The Dog Who Rescued Me

This is Leo.

He’s an American bulldog mix, ostensibly, although there are moments that I suspect he is actually a very large cat. Such as the times he is indifferent to my arrival home, or how he always manages to be underfoot in the most inconvenient places when I am trying to do something, or how he gets irritated with me when we’re in bed and he’s trying to sleep and I won’t stop petting him because he’s so cute, and he’ll give me a dirty look before he jumps off the bed to sleep on the floor.

All in all, these are honestly points in his favor. Although I’ve loved every dog I’ve ever had before Leo, and I adore my sweet pomeranian mix, Daisy, the truth is I’ve always been more of a cat person. Dogs tend to be a lot higher maintenance, emotionally. Very in-your-face in pushy, slobbery, smelly ways. I admire a dog who is a little more independent. And the reality is (sorry, Daisy), I’ve honestly never fallen quite so in love with any other dog as I have with Leo.

In the meantime, the past few days have been awful.

The kind of awful that has had me asking myself hard, dark existential questions, and not being able to come up with any answers that give me comfort.

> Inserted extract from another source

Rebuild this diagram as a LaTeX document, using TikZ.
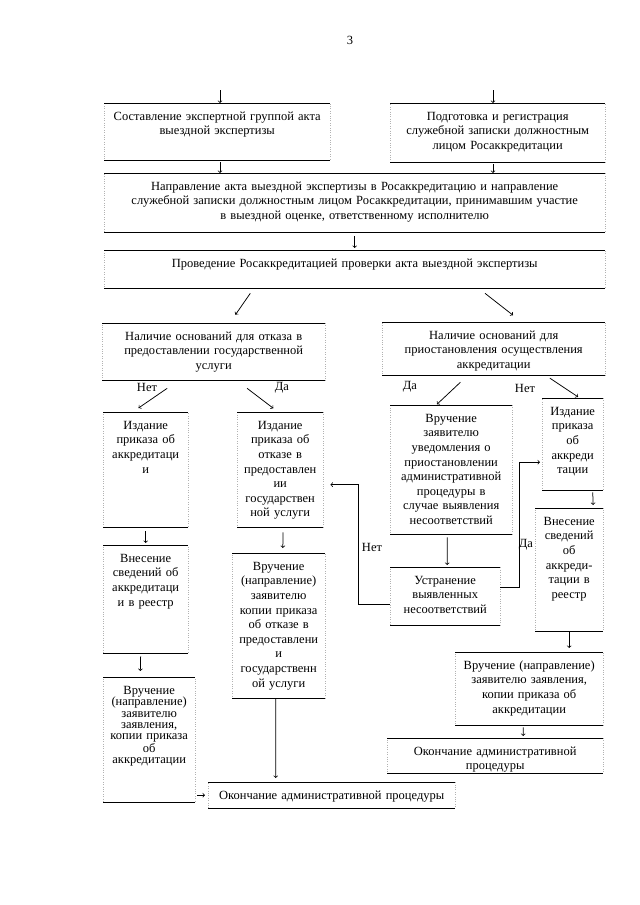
\documentclass[tikz,border=0pt]{standalone}
\usepackage{fontspec}
\setmainfont{Liberation Serif}
\usetikzlibrary{calc}
\usetikzlibrary{positioning}

\begin{document}
\begin{tikzpicture}[x=1bp,y=-1bp,
    font=\fontsize{12.5bp}{14.6bp}\selectfont,
    blk/.style={draw=black!30, dotted, anchor=north west, align=center,
      inner xsep=2bp, inner ysep=0bp, text height=17bp},
    box/.style 2 args={blk, text width=#1bp, text depth=#2bp},
    rule/.style={line width=0.7bp, black},
    arr/.style={->, line width=0.75bp},
    lbl/.style={inner sep=1bp}]
    \useasboundingbox (0,0) rectangle (640,905);
    \node (pagenum) at (350,40) {3};
    % boxes
    \node[box={222}{40}] (sost) at (104,103) {Составление экспертной группой акта\\выездной экспертизы};
    \node[box={211}{42}] (podg) at (390,103) {Подготовка и регистрация\\служебной записки должностным\\лицом Росаккредитации};
    \node[box={497}{42}] (napr) at (104,173) {Направление акта выездной экспертизы в Росаккредитацию и направление\\служебной записки должностным лицом Росаккредитации, принимавшим участие\\в выездной оценке, ответственному исполнителю};
    \node[box={497}{21}] (prov) at (104,250) {Проведение Росаккредитацией проверки акта выездной экспертизы};
    \node[box={219}{40}] (otkaz) at (102,323) {Наличие оснований для отказа в\\предоставлении государственной\\услуги};
    \node[box={219}{36}] (priost) at (382,322) {Наличие оснований для\\приостановления осуществления\\аккредитации};
    \node[box={81}{98}] (izdA) at (103,412) {Издание\\приказа об\\аккредитаци\\и};
    \node[box={82}{98}] (izdO) at (237,412) {Издание\\приказа об\\отказе в\\предоставлен\\ии\\государствен\\ной услуги};
    \node[box={81}{91}] (vnesA) at (103,545) {Внесение\\сведений об\\аккредитаци\\и в реестр};
    \node[box={89}{128}] (vruchO) at (232,553) {Вручение\\(направление)\\заявителю\\копии приказа\\об отказе в\\предоставлени\\и\\государственн\\ой услуги};
    \node[box={88}{108}, font=\fontsize{12.5bp}{11.4bp}\selectfont] (vruchA) at (103,677) {Вручение\\(направление)\\заявителю\\заявления,\\копии приказа\\об\\аккредитации};
    \node[box={243}{9}] (konecA) at (208,782) {Окончание административной процедуры};
    \node[box={118}{112}] (uved) at (390,405) {Вручение\\заявителю\\уведомления о\\приостановлении\\административной\\процедуры в\\случае выявления\\несоответствий};
    \node[box={106}{41}] (ustr) at (390,567) {Устранение\\выявленных\\несоответствий};
    \node[box={57}{75}] (izdB) at (542,398) {Издание\\приказа\\об\\аккреди\\тации};
    \node[box={64}{106}] (vnesB) at (535,508) {Внесение\\сведений\\об\\аккреди-\\тации в\\реестр};
    \node[box={144}{56}] (vruchB) at (455,652) {Вручение (направление)\\заявителю заявления,\\копии приказа об\\аккредитации};
    \node[box={212}{18}] (konecB) at (387,738) {Окончание административной\\процедуры};
    \foreach \b in {sost,podg,napr,prov,otkaz,priost,izdA,izdO,vnesA,vruchO,vruchA,konecA,uved,ustr,izdB,vnesB,vruchB,konecB}
        \draw[rule] (\b.north west) -- (\b.north east) (\b.south west) -- (\b.south east);
    % arrows
    \coordinate (inA) at (220,90);
    \coordinate (inB) at (493,90);
    \draw[arr] (inA) -- (inA |- sost.north);
    \draw[arr] (inB) -- (inB |- podg.north);
    \draw[arr, shorten <=2bp] (sost.south -| inA) -- (napr.north -| inA);
    \draw[arr, shorten <=2bp] (podg.south -| inB) -- (napr.north -| inB);
    \draw[arr, shorten <=4bp, shorten >=2bp] (napr.south) -- (prov.north);
    \draw[arr, shorten <=6bp, shorten >=10bp] ($(prov.south)+(-101,0)$) -- ($(otkaz.north)+(16,0)$);
    \draw[arr, shorten <=8bp, shorten >=11bp] ($(prov.south)+(124,0)$) -- ($(priost.north)+(28,0)$);
    \draw[arr, shorten <=14bp, shorten >=7bp] ($(otkaz.south)+(-35,0)$) -- ($(izdA.north)+(-13,0)$);
    \draw[arr, shorten <=13bp, shorten >=6bp] ($(otkaz.south)+(23,0)$) -- ($(izdO.north)+(-2,0)$);
    \draw[arr, shorten <=10bp, shorten >=1bp] ($(priost.south)+(-26,0)$) -- ($(uved.north)+(-15,0)$);
    \draw[arr, shorten <=5bp, shorten >=2bp] ($(priost.south)+(52,0)$) -- ($(izdB.north)+(7,0)$);
    \draw[arr, shorten <=4bp, shorten >=2bp] (izdA.south) -- (vnesA.north);
    \draw[arr, shorten <=5bp, shorten >=5bp] ($(izdO.south)+(3,0)$) -- ($(vruchO.north)+(4,0)$);
    \draw[arr, shorten <=3bp, shorten >=6bp] ($(vnesA.south)+(-5,0)$) -- ($(vruchA.north)+(-9,0)$);
    \draw[arr, shorten >=4bp] ($(vruchO.south)+(-3,0)$) -- ($(konecA.north)+(-56,0)$);
    \draw[arr, shorten <=2bp, shorten >=3bp] (vruchA.east |- konecA.west) -- (konecA.west);
    \draw[arr, shorten <=3bp, shorten >=2bp] ($(uved.south)+(-4,0)$) -- ($(ustr.north)+(2,0)$);
    \draw[arr, shorten >=7bp] ([yshift=-8bp]ustr.west) -- ++(-32bp,0) |- ([yshift=-15bp]izdO.east);
    \draw[arr, shorten >=2bp] ([yshift=9bp]ustr.east) -- ++(19bp,0) |- ([yshift=-18bp]izdB.west);
    \draw[arr, shorten <=2bp, shorten >=3bp] ($(izdB.south)+(20,0)$) -- ($(vnesB.north)+(24,0)$);
    \draw[arr, shorten >=4bp] (vnesB.south) -- (vnesB.south |- vruchB.north);
    \draw[arr, shorten <=2bp, shorten >=2bp] ($(vruchB.south)+(-6,0)$) -- ($(konecB.north)+(28,0)$);
    % labels
    \node[lbl] (netA) at (147,387) {Нет};
    \node[lbl] (daA) at (282,388) {Да};
    \node[lbl] (daB) at (410,387) {Да};
    \node[lbl] (netB) at (525,388) {Нет};
    \node[lbl] (netC) at (372,547) {Нет};
    \node[lbl] (daC) at (526,545) {Да};
\end{tikzpicture}
\end{document}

I’ve been through enough tunnels to know that there’s always a light at the end, but right at this moment, it’s pretty pitch black where I’m at, and I’m honestly not sure that what’s waiting for me in the light is anything I’ll want to see.

I’ve been trying to manage the dark with beer and ice cream and zombie comedies on Netflix for the time being. Don’t judge. The other option right now is ruminating in the dark. If I gave into that completely, I don’t know if I’d ever find my way out. But every so often, the questions still creep in.

It happened just a little while ago, and I suddenly found myself sobbing over my tablet.

And then this good boy, you guys.

Usually when he gets into bed with me he keeps a little distance. He’ll lay back to back with me, or, after he’s checked in and let me scratch his ears, he’ll stretch out with his head by my feet.

But while I was lying here shaking with sobs a little while ago, I felt him climb onto the bed, and then suddenly, a cold nose pushed its way under my arm. He crawled up so his head was next to mine on my pillow. And he stayed there while I cried. Sometimes he watched me, and sometimes he laid his head down and closed his eyes, until I took a shuddery breath and he would look up and just watch my face for a minute. Checking in.

I’ve always agreed with the statement that we don’t deserve dogs, but I’ve never felt it like this before.

I still don’t have any answers. I still am lost and aimless in a way I’ve never been before. But I’ve taken a lot of hits over the last couple of decades, and nothing has kept me down yet. I’ll figure it out.

And while I do, I have this good boy by my side.